* [STATED EXERCISE]: Quote the whole listing word for word. Do not include the pictures.

──────── DATA EXCERPT

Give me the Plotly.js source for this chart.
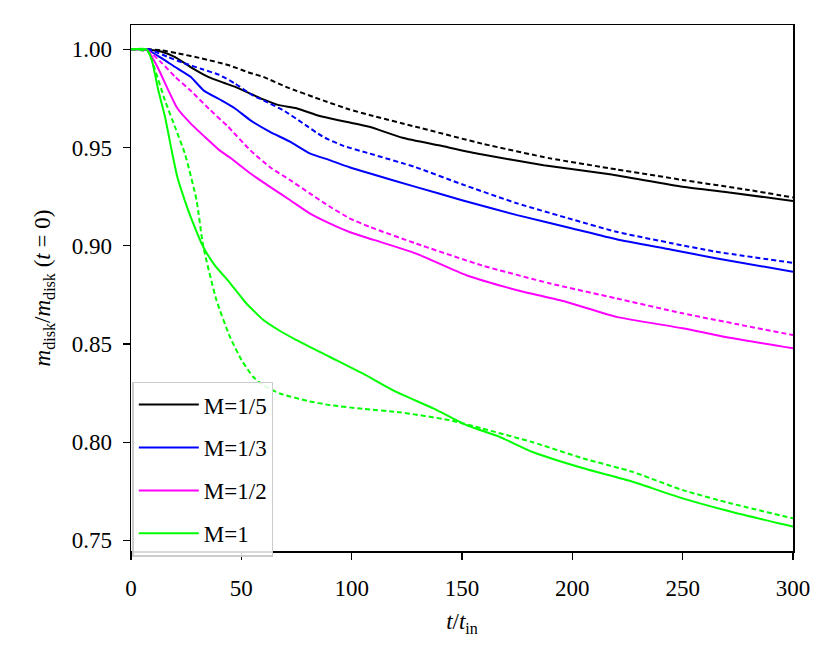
<!DOCTYPE html>
<html>
<head>
<meta charset="utf-8">
<script src="https://cdn.plot.ly/plotly-3.0.1.min.js"></script>
<style>html,body{margin:0;padding:0;background:#fff;}#chart{width:832px;height:659px;}</style>
</head>
<body>
<div id="chart"></div>
<script>
// M=1/5
const tBlackSolid = [0, 5, 8, 14, 20, 27, 35, 42, 47, 55, 60, 67, 75, 84, 90, 98, 108, 123, 140, 158, 187, 217, 250, 272, 300];
const vBlackSolid = [1.0, 1.0, 0.9998, 0.9988, 0.996, 0.991, 0.986, 0.983, 0.981, 0.977, 0.9745, 0.9716, 0.970, 0.9666, 0.9649, 0.963, 0.9606, 0.955, 0.951, 0.9467, 0.941, 0.9364, 0.930, 0.927, 0.9228];
const tBlackDash = [0, 8, 14, 21, 32, 44, 54, 60, 70, 87, 99, 108, 129, 159, 190, 220, 250, 280, 300];
const vBlackDash = [1.0, 1.0, 0.9995, 0.998, 0.9954, 0.992, 0.988, 0.986, 0.981, 0.974, 0.9694, 0.9666, 0.9606, 0.952, 0.9445, 0.9389, 0.9335, 0.9284, 0.9246];
// M=1/3
const tBlueSolid = [0, 7, 14, 20, 27, 33, 41, 47, 54, 63, 72, 81, 90, 99, 108, 129, 150, 175, 200, 220, 245, 265, 300];
const vBlueSolid = [1.0, 1.0, 0.9954, 0.991, 0.986, 0.979, 0.974, 0.970, 0.964, 0.958, 0.953, 0.947, 0.9436, 0.940, 0.9369, 0.930, 0.9232, 0.9156, 0.9088, 0.9033, 0.898, 0.8936, 0.8868];
const tBlueDash = [0, 8, 11, 17, 24, 32, 40, 47, 55, 60, 69, 78, 87, 96, 108, 129, 150, 175, 200, 220, 245, 265, 300];
const vBlueDash = [1.0, 1.0, 0.9988, 0.996, 0.993, 0.990, 0.987, 0.9827, 0.9767, 0.974, 0.969, 0.9623, 0.9555, 0.951, 0.947, 0.940, 0.9313, 0.9216, 0.9134, 0.9071, 0.9013, 0.897, 0.8913];
// M=1/2
const tMagSolid = [0, 7, 8, 12, 17, 21, 27, 35, 40, 45, 54, 63, 72, 81, 90, 99, 110, 129, 152, 175, 197, 220, 250, 272, 300];
const vMagSolid = [1.0, 1.0, 0.999, 0.991, 0.979, 0.970, 0.9623, 0.9538, 0.9487, 0.9448, 0.9369, 0.930, 0.9233, 0.9165, 0.9114, 0.907, 0.903, 0.8961, 0.885, 0.8774, 0.8715, 0.8638, 0.858, 0.853, 0.8478];
const tMagDash = [0, 8, 14, 20, 27, 36, 44, 54, 63, 72, 81, 90, 99, 108, 129, 159, 190, 220, 250, 275, 300];
const vMagDash = [1.0, 0.999, 0.993, 0.986, 0.979, 0.969, 0.9606, 0.9487, 0.940, 0.9335, 0.9267, 0.920, 0.914, 0.9097, 0.9012, 0.890, 0.8808, 0.8732, 0.8656, 0.860, 0.8545];
// M=1
const tGreenSolid = [0, 7, 9.4, 12.4, 15.4, 18.4, 21, 24.4, 27, 32.7, 38, 45, 52, 60, 67, 75, 90, 105, 120, 137, 152, 167, 182, 205, 227, 250, 272, 300];
const vGreenSolid = [1.0, 1.0, 0.9946, 0.979, 0.9657, 0.9487, 0.935, 0.923, 0.9148, 0.8995, 0.890, 0.8809, 0.871, 0.8622, 0.857, 0.852, 0.8435, 0.835, 0.8257, 0.8172, 0.8087, 0.8027, 0.795, 0.7867, 0.780, 0.7714, 0.7646, 0.757];
const tGreenDash = [0, 7.8, 10.9, 15.4, 19.9, 24.4, 29.7, 32.7, 38.7, 44.8, 50, 55.3, 60, 67.4, 80, 90, 105, 122, 144, 159, 182, 205, 227, 250, 272, 300];
const vGreenDash = [1.0, 0.9988, 0.9895, 0.974, 0.9606, 0.947, 0.9233, 0.9, 0.8724, 0.8537, 0.842, 0.8333, 0.829, 0.8248, 0.821, 0.8189, 0.817, 0.8152, 0.8113, 0.807, 0.800, 0.7917, 0.785, 0.7756, 0.7688, 0.7612];

const seriesNames = ['M=1/5', 'M=1/3', 'M=1/2', 'M=1'];
const xTicks = [0, 50, 100, 150, 200, 250, 300];
const yTicks = [0.75, 0.80, 0.85, 0.90, 0.95, 1.00];

const colors = ['#000000', '#0000ff', '#ff00ff', '#00ff00'];
const solid = [[tBlackSolid, vBlackSolid], [tBlueSolid, vBlueSolid], [tMagSolid, vMagSolid], [tGreenSolid, vGreenSolid]];
const dashed = [[tBlackDash, vBlackDash], [tBlueDash, vBlueDash], [tMagDash, vMagDash], [tGreenDash, vGreenDash]];

const traces = [];
for (let i = 0; i < 4; i++) {
  traces.push({x: solid[i][0], y: solid[i][1], type: 'scatter', mode: 'lines',
    name: seriesNames[i], legendgroup: 'g' + i,
    line: {color: colors[i], width: 2, shape: 'spline', smoothing: 0.5}});
  traces.push({x: dashed[i][0], y: dashed[i][1], type: 'scatter', mode: 'lines',
    showlegend: false, legendgroup: 'g' + i,
    line: {color: colors[i], width: 2, dash: '5px,3px', shape: 'spline', smoothing: 0.5}});
}

const fam = '"Liberation Serif", "DejaVu Serif", serif';
const font = {family: fam, size: 23, color: '#000'};
const tickFont = {family: fam, size: 23, color: '#000'};
const layout = {
  width: 832, height: 659,
  margin: {l: 131, r: 39, t: 25, b: 108},
  paper_bgcolor: '#fff', plot_bgcolor: '#fff',
  font: font,
  showlegend: true,
  legend: {x: 0.002, y: 0.322, xanchor: 'left', yanchor: 'top',
    bgcolor: 'rgba(255,255,255,0.85)', bordercolor: '#cccccc', borderwidth: 1.5,
    font: font, traceorder: 'grouped', tracegroupgap: 10, itemwidth: 60},
  xaxis: {range: [0, 300], tickvals: xTicks, ticktext: xTicks.map(String), tickfont: tickFont,
    ticks: 'outside', ticklen: 7, tickwidth: 1.3, tickcolor: '#000',
    showline: true, linecolor: '#000', linewidth: 1.5, mirror: true,
    showgrid: false, zeroline: false, ticklabelstandoff: 9,
    title: {text: '<i>t</i>/<i>t</i><sub>in</sub>', font: font, standoff: 13}},
  yaxis: {range: [0.7446, 1.0124], tickvals: yTicks, ticktext: yTicks.map(v => v.toFixed(2)), tickfont: tickFont,
    ticks: 'outside', ticklen: 7, tickwidth: 1.3, tickcolor: '#000',
    showline: true, linecolor: '#000', linewidth: 1.5, mirror: true,
    showgrid: false, zeroline: false, ticklabelstandoff: 6,
    title: {text: '<i>m</i><sub>disk</sub>/<i>m</i><sub>disk</sub> (<i>t</i> = 0)', font: font, standoff: 14}}
};

Plotly.newPlot('chart', traces, layout, {displayModeBar: false, staticPlot: true});
</script>
</body>
</html>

────────────────

* [REPLY]:
Give me the Plotly.js source for this chart.
<!DOCTYPE html>
<html>
<head>
<meta charset="utf-8">
<script src="https://cdn.plot.ly/plotly-3.0.1.min.js"></script>
<style>html,body{margin:0;padding:0;background:#fff;}#chart{width:832px;height:659px;}</style>
</head>
<body>
<div id="chart"></div>
<script>
// M=1/5
const tBlackSolid = [0, 5, 8, 14, 20, 27, 35, 42, 47, 55, 60, 67, 75, 84, 90, 98, 108, 123, 140, 158, 187, 217, 250, 272, 300];
const vBlackSolid = [1.0, 1.0, 0.9998, 0.9988, 0.996, 0.991, 0.986, 0.983, 0.981, 0.977, 0.9745, 0.9716, 0.970, 0.9666, 0.9649, 0.963, 0.9606, 0.955, 0.951, 0.9467, 0.941, 0.9364, 0.930, 0.927, 0.9228];
const tBlackDash = [0, 8, 14, 21, 32, 44, 54, 60, 70, 87, 99, 108, 129, 159, 190, 220, 250, 280, 300];
const vBlackDash = [1.0, 1.0, 0.9995, 0.998, 0.9954, 0.992, 0.988, 0.986, 0.981, 0.974, 0.9694, 0.9666, 0.9606, 0.952, 0.9445, 0.9389, 0.9335, 0.9284, 0.9246];
// M=1/3
const tBlueSolid = [0, 7, 14, 20, 27, 33, 41, 47, 54, 63, 72, 81, 90, 99, 108, 129, 150, 175, 200, 220, 245, 265, 300];
const vBlueSolid = [1.0, 1.0, 0.9954, 0.991, 0.986, 0.979, 0.974, 0.970, 0.964, 0.958, 0.953, 0.947, 0.9436, 0.940, 0.9369, 0.930, 0.9232, 0.9156, 0.9088, 0.9033, 0.898, 0.8936, 0.8868];
const tBlueDash = [0, 8, 11, 17, 24, 32, 40, 47, 55, 60, 69, 78, 87, 96, 108, 129, 150, 175, 200, 220, 245, 265, 300];
const vBlueDash = [1.0, 1.0, 0.9988, 0.996, 0.993, 0.990, 0.987, 0.9827, 0.9767, 0.974, 0.969, 0.9623, 0.9555, 0.951, 0.947, 0.940, 0.9313, 0.9216, 0.9134, 0.9071, 0.9013, 0.897, 0.8913];
// M=1/2
const tMagSolid = [0, 7, 8, 12, 17, 21, 27, 35, 40, 45, 54, 63, 72, 81, 90, 99, 110, 129, 152, 175, 197, 220, 250, 272, 300];
const vMagSolid = [1.0, 1.0, 0.999, 0.991, 0.979, 0.970, 0.9623, 0.9538, 0.9487, 0.9448, 0.9369, 0.930, 0.9233, 0.9165, 0.9114, 0.907, 0.903, 0.8961, 0.885, 0.8774, 0.8715, 0.8638, 0.858, 0.853, 0.8478];
const tMagDash = [0, 8, 14, 20, 27, 36, 44, 54, 63, 72, 81, 90, 99, 108, 129, 159, 190, 220, 250, 275, 300];
const vMagDash = [1.0, 0.999, 0.993, 0.986, 0.979, 0.969, 0.9606, 0.9487, 0.940, 0.9335, 0.9267, 0.920, 0.914, 0.9097, 0.9012, 0.890, 0.8808, 0.8732, 0.8656, 0.860, 0.8545];
// M=1
const tGreenSolid = [0, 7, 9.4, 12.4, 15.4, 18.4, 21, 24.4, 27, 32.7, 38, 45, 52, 60, 67, 75, 90, 105, 120, 137, 152, 167, 182, 205, 227, 250, 272, 300];
const vGreenSolid = [1.0, 1.0, 0.9946, 0.979, 0.9657, 0.9487, 0.935, 0.923, 0.9148, 0.8995, 0.890, 0.8809, 0.871, 0.8622, 0.857, 0.852, 0.8435, 0.835, 0.8257, 0.8172, 0.8087, 0.8027, 0.795, 0.7867, 0.780, 0.7714, 0.7646, 0.757];
const tGreenDash = [0, 7.8, 10.9, 15.4, 19.9, 24.4, 29.7, 32.7, 38.7, 44.8, 50, 55.3, 60, 67.4, 80, 90, 105, 122, 144, 159, 182, 205, 227, 250, 272, 300];
const vGreenDash = [1.0, 0.9988, 0.9895, 0.974, 0.9606, 0.947, 0.9233, 0.9, 0.8724, 0.8537, 0.842, 0.8333, 0.829, 0.8248, 0.821, 0.8189, 0.817, 0.8152, 0.8113, 0.807, 0.800, 0.7917, 0.785, 0.7756, 0.7688, 0.7612];

const seriesNames = ['M=1/5', 'M=1/3', 'M=1/2', 'M=1'];
const xTicks = [0, 50, 100, 150, 200, 250, 300];
const yTicks = [0.75, 0.80, 0.85, 0.90, 0.95, 1.00];

const colors = ['#000000', '#0000ff', '#ff00ff', '#00ff00'];
const solid = [[tBlackSolid, vBlackSolid], [tBlueSolid, vBlueSolid], [tMagSolid, vMagSolid], [tGreenSolid, vGreenSolid]];
const dashed = [[tBlackDash, vBlackDash], [tBlueDash, vBlueDash], [tMagDash, vMagDash], [tGreenDash, vGreenDash]];

const traces = [];
for (let i = 0; i < 4; i++) {
  traces.push({x: solid[i][0], y: solid[i][1], type: 'scatter', mode: 'lines',
    name: seriesNames[i], legendgroup: 'g' + i,
    line: {color: colors[i], width: 2, shape: 'spline', smoothing: 0.5}});
  traces.push({x: dashed[i][0], y: dashed[i][1], type: 'scatter', mode: 'lines',
    showlegend: false, legendgroup: 'g' + i,
    line: {color: colors[i], width: 2, dash: '5px,3px', shape: 'spline', smoothing: 0.5}});
}

const fam = '"Liberation Serif", "DejaVu Serif", serif';
const font = {family: fam, size: 23, color: '#000'};
const tickFont = {family: fam, size: 23, color: '#000'};
const layout = {
  width: 832, height: 659,
  margin: {l: 131, r: 39, t: 25, b: 108},
  paper_bgcolor: '#fff', plot_bgcolor: '#fff',
  font: font,
  showlegend: true,
  legend: {x: 0.002, y: 0.322, xanchor: 'left', yanchor: 'top',
    bgcolor: 'rgba(255,255,255,0.85)', bordercolor: '#cccccc', borderwidth: 1.5,
    font: font, traceorder: 'grouped', tracegroupgap: 10, itemwidth: 60},
  xaxis: {range: [0, 300], tickvals: xTicks, ticktext: xTicks.map(String), tickfont: tickFont,
    ticks: 'outside', ticklen: 7, tickwidth: 1.3, tickcolor: '#000',
    showline: true, linecolor: '#000', linewidth: 1.5, mirror: true,
    showgrid: false, zeroline: false, ticklabelstandoff: 9,
    title: {text: '<i>t</i>/<i>t</i><sub>in</sub>', font: font, standoff: 13}},
  yaxis: {range: [0.7446, 1.0124], tickvals: yTicks, ticktext: yTicks.map(v => v.toFixed(2)), tickfont: tickFont,
    ticks: 'outside', ticklen: 7, tickwidth: 1.3, tickcolor: '#000',
    showline: true, linecolor: '#000', linewidth: 1.5, mirror: true,
    showgrid: false, zeroline: false, ticklabelstandoff: 6,
    title: {text: '<i>m</i><sub>disk</sub>/<i>m</i><sub>disk</sub> (<i>t</i> = 0)', font: font, standoff: 14}}
};

Plotly.newPlot('chart', traces, layout, {displayModeBar: false, staticPlot: true});
</script>
</body>
</html>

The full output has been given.